— Она в Центральной больнице. Пойдемте вместе. Допуск с трех часов.
И опять это кольнуло Егора — как же она может так, если это касается Нины? Какой может быть регламент, если это касается ее?
— Я пойду сейчас, — сказал он и поднялся. Кружение прошло, но во всем теле чувствовалась усталость, словно он перенес тяжелую болезнь.
— Идите, — согласилась и даже чуть обрадовалась Мария Дормидонтовна. Она поняла его, угадала вдруг вспыхнувшую неприязнь к ней. Она и неприязни этой обрадовалась — значит, любовь живая, с корнями, а не как цветы в вазе, не минутная, а с будущим. И ей не хотелось добавлять, что в больнице строгости, раньше времени ни на секунду двери не откроют, здесь порядок любят, но зато и не нарушают его: написали в три часа откроют, значит, откроют. А раньше или позже — все равно не по ним. Но она это не добавила.

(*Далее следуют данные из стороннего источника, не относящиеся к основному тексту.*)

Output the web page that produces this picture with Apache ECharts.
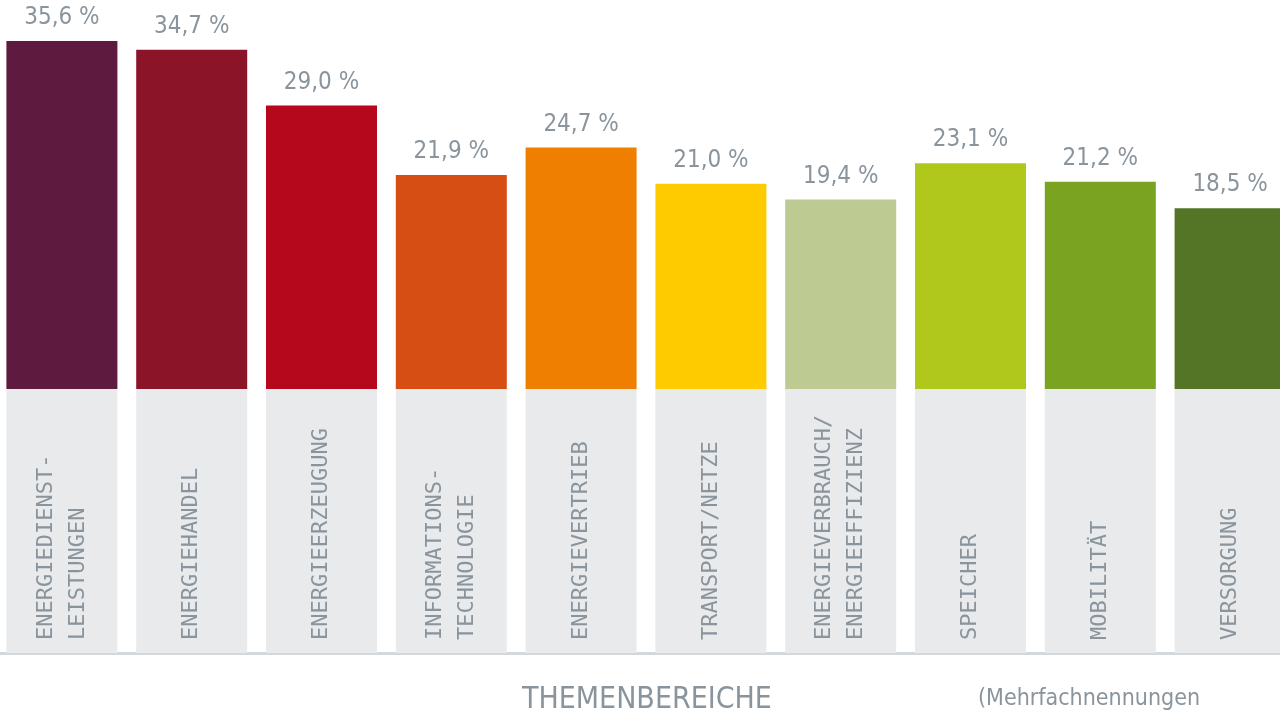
<!DOCTYPE html>
<html>
<head>
<meta charset="utf-8">
<script src="https://cdn.jsdelivr.net/npm/echarts@6/dist/echarts.min.js"></script>
<style>
  html, body { margin: 0; padding: 0; background: #fff; overflow: hidden; }
  /* etwas breiter als das Fenster: der letzte Balken läuft rechts über den Rand */
  #chart { position: absolute; left: -3px; top: 0; width: 1305px; height: 714px; }
</style>
</head>
<body>
<div id="chart"></div>
<script>
// Themenbereiche — Anteile in %, Balken oben, graue Beschriftungsfelder unten
const categories = [
  'ENERGIEDIENST-\nLEISTUNGEN', 'ENERGIEHANDEL', 'ENERGIEERZEUGUNG',
  'INFORMATIONS-\nTECHNOLOGIE', 'ENERGIEVERTRIEB', 'TRANSPORT/NETZE',
  'ENERGIEVERBRAUCH/\nENERGIEEFFIZIENZ', 'SPEICHER', 'MOBILITÄT', 'VERSORGUNG',
]
const values = [35.6, 34.7, 29.0, 21.9, 24.7, 21.0, 19.4, 23.1, 21.2, 18.5]
const barColors = [
  '#5f1a40', '#8b1428', '#b5081c', '#d64e14', '#ef7f00',
  '#fecb00', '#bdca92', '#b0c81c', '#7aa322', '#557526',
]
const labelBoxes = categories.map(() => 1) // graue Felder, volle Höhe

const GRAY = '#8a949c'
const NARROW = '"Liberation Sans Narrow", "DejaVu Sans Condensed", sans-serif'

const chart = echarts.init(document.getElementById('chart'))
chart.setOption({
  backgroundColor: '#fff',
  animation: false,
  grid: [
    { left: 0, width: 1298, top: 0, height: 389 },
    { left: 0, width: 1298, top: 389, height: 264 },
  ],
  xAxis: [
    { type: 'category', gridIndex: 0, data: categories, show: false },
    {
      type: 'category', gridIndex: 1, data: categories,
      axisLine: { show: true, lineStyle: { color: '#d3d8dc', width: 3 } },
      axisTick: { show: false }, axisLabel: { show: false },
    },
  ],
  yAxis: [
    { type: 'value', gridIndex: 0, min: 0, max: 39.8, show: false },
    { type: 'value', gridIndex: 1, min: 0, max: 1, show: false },
  ],
  series: [
    {
      type: 'bar', xAxisIndex: 0, yAxisIndex: 0, barWidth: 111,
      data: values.map((v, i) => ({ value: v, itemStyle: { color: barColors[i] } })),
      label: {
        show: true, position: 'top', distance: 11,
        color: GRAY, fontFamily: NARROW, fontSize: 24,
        formatter: p => p.value.toFixed(1).replace('.', ',') + ' %',
      },
    },
    {
      type: 'bar', xAxisIndex: 1, yAxisIndex: 1, barWidth: 111,
      data: labelBoxes,
      itemStyle: { color: '#e9eaec' },
      label: {
        show: true, position: 'insideBottom', distance: 13, rotate: 90,
        align: 'left', verticalAlign: 'middle',
        color: GRAY, fontFamily: '"DejaVu Sans Mono", monospace', fontSize: 22,
        lineHeight: 32,
        formatter: p => categories[p.dataIndex],
      },
    },
  ],
  graphic: [
    {
      type: 'text', left: 525, top: 685,
      style: { text: 'THEMENBEREICHE', fill: GRAY, font: '30px ' + NARROW },
    },
    {
      type: 'text', left: 981, top: 688,
      style: { text: '(Mehrfachnennungen', fill: GRAY, font: '23px ' + NARROW },
    },
  ],
})
</script>
</body>
</html>
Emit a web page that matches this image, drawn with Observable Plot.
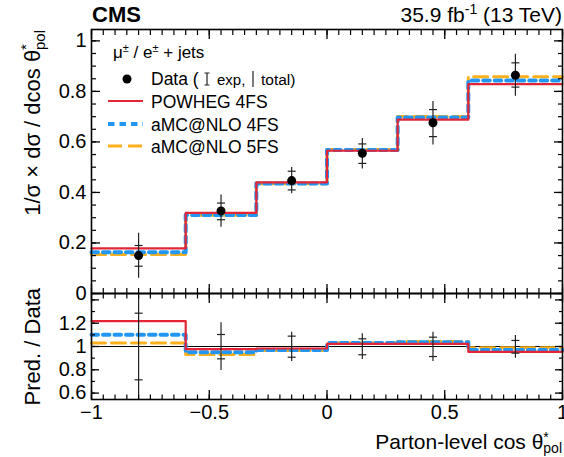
<!DOCTYPE html>
<html><head><meta charset="utf-8">
<script src="https://cdn.jsdelivr.net/npm/d3@7"></script>
<script src="https://cdn.jsdelivr.net/npm/@observablehq/plot@0.6"></script>
<style>
body{margin:0;background:#fff;}
#wrap{position:relative;width:564px;height:457px;overflow:hidden;}
</style></head><body><div id="wrap"></div>
<script>
// ---- data ----
const edges = [-1, -0.6, -0.3, 0, 0.3, 0.6, 1];
const centers = [-0.8, -0.45, -0.15, 0.15, 0.45, 0.8];
const dataVal = [0.150, 0.327, 0.447, 0.555, 0.676, 0.864];
const expLo = [0.108, 0.292, 0.410, 0.515, 0.621, 0.817];
const expHi = [0.190, 0.358, 0.484, 0.592, 0.728, 0.913];
const totLo = [0.060, 0.262, 0.395, 0.493, 0.588, 0.781];
const totHi = [0.238, 0.390, 0.499, 0.614, 0.760, 0.947];
const powheg = [0.179, 0.319, 0.440, 0.565, 0.688, 0.829];
const amc4 = [0.163, 0.311, 0.435, 0.568, 0.697, 0.843];
const amc5 = [0.154, 0.310, 0.434, 0.570, 0.701, 0.858];
const rPowheg = [1.217, 0.977, 0.983, 1.023, 1.023, 0.954];
const rAmc4 = [1.100, 0.951, 0.971, 1.029, 1.037, 0.971];
const rAmc5 = [1.030, 0.931, 0.966, 1.029, 1.043, 0.989];
const rExpLo = [0.714, 0.894, 0.908, 0.929, 0.914, 0.943];
const rExpHi = [1.286, 1.103, 1.089, 1.066, 1.080, 1.052];
const rTotLo = [0.400, 0.794, 0.871, 0.888, 0.871, 0.900];
const rTotHi = [1.600, 1.203, 1.123, 1.109, 1.123, 1.094];
const xTickLabels = [-1, -0.5, 0, 0.5, 1];
const yTickLabelsTop = [0, 0.2, 0.4, 0.6, 0.8, 1];
const yTickLabelsRatio = [0.6, 0.8, 1, 1.2];
const legendLabels = ["POWHEG 4FS", "aMC@NLO 4FS", "aMC@NLO 5FS"];

// ---- styling ----
const FONT = '"Liberation Sans", Arial, Helvetica, sans-serif';
const RED = "#e42536", BLUE = "#2196f3", ORANGE = "#fbb01c";
const W = 564, ML = 91, MR = 2;
const styles = [
  {stroke: ORANGE, strokeWidth: 3, strokeDasharray: "14,6"},
  {stroke: BLUE, strokeWidth: 4, strokeDasharray: "6.5,5"},
  {stroke: RED, strokeWidth: 2.2}
];

const seq = (a, b, s) => d3.range(Math.round((b - a) / s) + 1).map(i => +(a + i * s).toFixed(4));
const xMinor = seq(-1, 1, 0.05), xMajor = seq(-1, 1, 0.5);
const yMinorTop = seq(0, 1.0, 0.05), yMajorTop = seq(0, 1, 0.2);
const yMinorR = seq(0.6, 1.4, 0.1), yMajorR = seq(0.6, 1.4, 0.2);
const fmt = d => d3.format("~g")(d);

const steps = vals => edges.map((e, i) => ({x: e, y: vals[Math.min(i, vals.length - 1)]}));
const rows = (lo, hi) => centers.map((c, i) => ({x: c, lo: lo[i], hi: hi[i]}));
const caps = (lo, hi) => centers.flatMap((c, i) => [{x: c, y: lo[i]}, {x: c, y: hi[i]}]);
const capSym = {draw(ctx, size) { const w = Math.sqrt(size / Math.PI); ctx.moveTo(-w, 0); ctx.lineTo(w, 0); }};

function tickMarks(xs, ys, xMaj, xMin, yMaj, yMin) {
  const m = [];
  for (const a of ["top", "bottom"]) {
    m.push(Plot.axisX({anchor: a, ticks: xs.minor, tickSize: -xMin, tickFormat: () => "", label: null, strokeWidth: 1.2}));
    m.push(Plot.axisX({anchor: a, ticks: xs.major, tickSize: -xMaj, tickFormat: () => "", label: null, strokeWidth: 1.3}));
  }
  for (const a of ["left", "right"]) {
    m.push(Plot.axisY({anchor: a, ticks: ys.minor, tickSize: -yMin, tickFormat: () => "", label: null, strokeWidth: 1.2}));
    m.push(Plot.axisY({anchor: a, ticks: ys.major, tickSize: -yMaj, tickFormat: () => "", label: null, strokeWidth: 1.3}));
  }
  return m;
}

const baseStyle = {fontFamily: FONT, fontSize: "20px", background: "transparent", overflow: "visible", color: "black"};

const topPlot = Plot.plot({
  width: W, height: 293, marginTop: 29, marginBottom: 0, marginLeft: ML, marginRight: MR,
  style: baseStyle,
  x: {domain: [-1, 1]},
  y: {domain: [0, 1.045]},
  marks: [
    Plot.line(steps(amc5), {x: "x", y: "y", curve: "step-after", ...styles[0]}),
    Plot.line(steps(amc4), {x: "x", y: "y", curve: "step-after", ...styles[1]}),
    Plot.line(steps(powheg), {x: "x", y: "y", curve: "step-after", ...styles[2]}),
    Plot.ruleX(rows(totLo, totHi), {x: "x", y1: "lo", y2: "hi", stroke: "#222", strokeWidth: 1.2}),
    Plot.dot(caps(expLo, expHi), {x: "x", y: "y", symbol: capSym, r: 4, stroke: "#222", fill: "none", strokeWidth: 1.2}),
    Plot.dot(centers.map((c, i) => ({x: c, y: dataVal[i]})), {x: "x", y: "y", r: 4.5, fill: "black"}),
    ...tickMarks({minor: xMinor, major: xMajor}, {minor: yMinorTop, major: yMajorTop}, 9, 5, 9, 5),
    Plot.axisY({anchor: "left", ticks: yTickLabelsTop, tickSize: 0, tickPadding: 5, tickFormat: fmt, label: null}),
    Plot.frame({stroke: "black", strokeWidth: 1.6})
  ]
});

const ratioPlot = Plot.plot({
  width: W, height: 164, marginTop: 0, marginBottom: 58, marginLeft: ML, marginRight: MR,
  style: baseStyle,
  x: {domain: [-1, 1]},
  y: {domain: [0.545, 1.455]},
  marks: [
    Plot.ruleY([1], {stroke: "black", strokeWidth: 1}),
    Plot.line(steps(rAmc5), {x: "x", y: "y", curve: "step-after", ...styles[0]}),
    Plot.line(steps(rAmc4), {x: "x", y: "y", curve: "step-after", ...styles[1]}),
    Plot.line(steps(rPowheg), {x: "x", y: "y", curve: "step-after", ...styles[2]}),
    Plot.ruleX(rows(rTotLo, rTotHi), {x: "x", y1: "lo", y2: "hi", stroke: "#222", strokeWidth: 1.2, clip: true}),
    Plot.dot(caps(rExpLo, rExpHi), {x: "x", y: "y", symbol: capSym, r: 4, stroke: "#222", fill: "none", strokeWidth: 1.2}),
    ...tickMarks({minor: xMinor, major: xMajor}, {minor: yMinorR, major: yMajorR}, 9, 4.5, 8, 4),
    Plot.axisY({anchor: "left", ticks: yTickLabelsRatio, tickSize: 0, tickPadding: 5, tickFormat: fmt, label: null}),
    Plot.axisX({anchor: "bottom", ticks: xTickLabels, tickSize: 0, tickPadding: 5, tickFormat: fmt, label: null}),
    Plot.frame({stroke: "black", strokeWidth: 1.6})
  ]
});

const wrap = document.getElementById("wrap");
for (const [svg, top] of [[topPlot, 0], [ratioPlot, 293]]) {
  svg.style.position = "absolute"; svg.style.left = "0px"; svg.style.top = top + "px";
  wrap.appendChild(svg);
}

// ---- text helpers ----
function addText(svg, {x, y, anchor = "start", size, weight = "normal", rotate = 0, parts}) {
  const t = d3.select(svg).append("text")
    .attr("font-family", FONT).attr("font-size", size).attr("font-weight", weight)
    .attr("text-anchor", anchor).attr("fill", "black")
    .attr("transform", `translate(${x},${y}) rotate(${rotate})`);
  for (const p of parts) {
    const ts = t.append("tspan").text(p.t);
    if (p.s) ts.attr("font-size", p.s);
    if (p.dx != null) ts.attr("dx", p.dx);
    if (p.dy != null) ts.attr("dy", p.dy);
  }
  return t;
}

// header
addText(topPlot, {x: 92, y: 22, size: 22, weight: "bold", parts: [{t: "CMS"}]});
addText(topPlot, {x: 562, y: 22, anchor: "end", size: 21, parts: [{t: "35.9 fb"}, {t: "-1", s: 14, dy: -8}, {t: " (13 TeV)", dy: 8}]});
// y titles
addText(topPlot, {x: 40, y: 30, anchor: "end", size: 22, rotate: -90,
  parts: [{t: "1/σ × dσ / dcos θ"}, {t: "*", s: 15, dy: -9}, {t: "pol", s: 15, dx: -6, dy: 14}]});
addText(ratioPlot, {x: 40, y: -5, anchor: "end", size: 22, rotate: -90, parts: [{t: "Pred. / Data"}]});
// x title
addText(ratioPlot, {x: 562, y: 156, anchor: "end", size: 21,
  parts: [{t: "Parton-level cos θ"}, {t: "*", s: 14, dy: -7}, {t: "pol", s: 14, dx: -5.5, dy: 11}]});

// legend
const lg = d3.select(topPlot).append("g");
addText(topPlot, {x: 113, y: 58, size: 17, parts: [{t: "μ"}, {t: "±", s: 11, dy: -6}, {t: " / e", dy: 6}, {t: "±", s: 11, dy: -6}, {t: " + jets", dy: 6}]});
lg.append("circle").attr("cx", 127).attr("cy", 79).attr("r", 4.5).attr("fill", "black");
addText(topPlot, {x: 151, y: 85, size: 17.5, parts: [{t: "Data ("}]});
lg.append("path").attr("d", "M207,73V85M204.5,73H209.5M204.5,85H209.5").attr("stroke", "#222").attr("stroke-width", 1.2).attr("fill", "none");
addText(topPlot, {x: 217, y: 85, size: 15, parts: [{t: "exp,"}]});
lg.append("path").attr("d", "M253,71V87").attr("stroke", "#222").attr("stroke-width", 1.2);
addText(topPlot, {x: 261, y: 85, size: 15.5, parts: [{t: "total)"}]});
const legRows = [101, 124, 146];
const legStyles = [styles[2], styles[1], styles[0]];
legRows.forEach((yy, i) => {
  const s = legStyles[i];
  lg.append("line").attr("x1", 108).attr("x2", 143).attr("y1", yy).attr("y2", yy)
    .attr("stroke", s.stroke).attr("stroke-width", s.strokeWidth).attr("stroke-dasharray", s.strokeDasharray || null);
  addText(topPlot, {x: 151, y: yy + 6.5, size: 17.5, parts: [{t: legendLabels[i]}]});
});
</script></body></html>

Внутреннее чувство подсказало ей, что пока он не пришел в себя, не надо ему перечить. А придет в себя — трезвее ее станет. И она сказала:
— Я сейчас.
— Эх, если бы она уехала в Харьков, ничего этого не случилось бы…
— В Харьков? С обменом квартиры не получается. Предлагают, да всё не то.
Егор взглянул на часы: они показывали половину второго, до урочного часа не так уж и много. Но он не остановил Марию Дормидонтовну, пусть собирается, лучше они подождут там, чем сидеть ему здесь в квартире, к которой Егор не мог привыкнуть сразу и, наверно, не привыкнет никогда.
Из соседней комнаты, где переодевалась Мария Дормидонтовна, донесся ее голос:
— Газету вам не дала… Или вы уже все про нее знаете? Пошарьте на столе, там все описано. На последнем месте. Происшествия. А могли бы и на первом пропечатать. Происшествие происшествию рознь. А они все под одну гребенку…
И опять это неприятно задело Егора: о чем думает, где поместить…
А из-за двери слышалось:
— Вора поймали, медведь на пасеку забрел, людей от смерти спасли — все происшествия…
Егор нашел газету, вот и та заметка, пробежал глазами, затем еще раз и представил, как это было в то утро, когда он и Ирина махали руками провожающим, стоя в дверях удаляющегося вагона.
…Стеклянно сверкает на утреннем солнце лед. Кругом, на сколько хватает глаз, бело. Только Пальяссаар, как щетка, опрокинутая в снег вверх зеленой щетиной сосен, темнеет угрюмо и загадочно. Шумно, оживленно у берега. Раздаются команды. Звонко гудят под ветром белые треугольники парусов. Лица ярко одетых людей — преобладают красные, голубые, синие цвета — горят от мороза и возбуждения. И вдруг затихли голоса, раздалась команда и, развертываясь веером, двинулись белые треугольники парусов, заскрежетали по льду стальные полозья буеров. Буера до странности походили на однокрылых птиц, устремивших свой полет в глубь ледяного моря.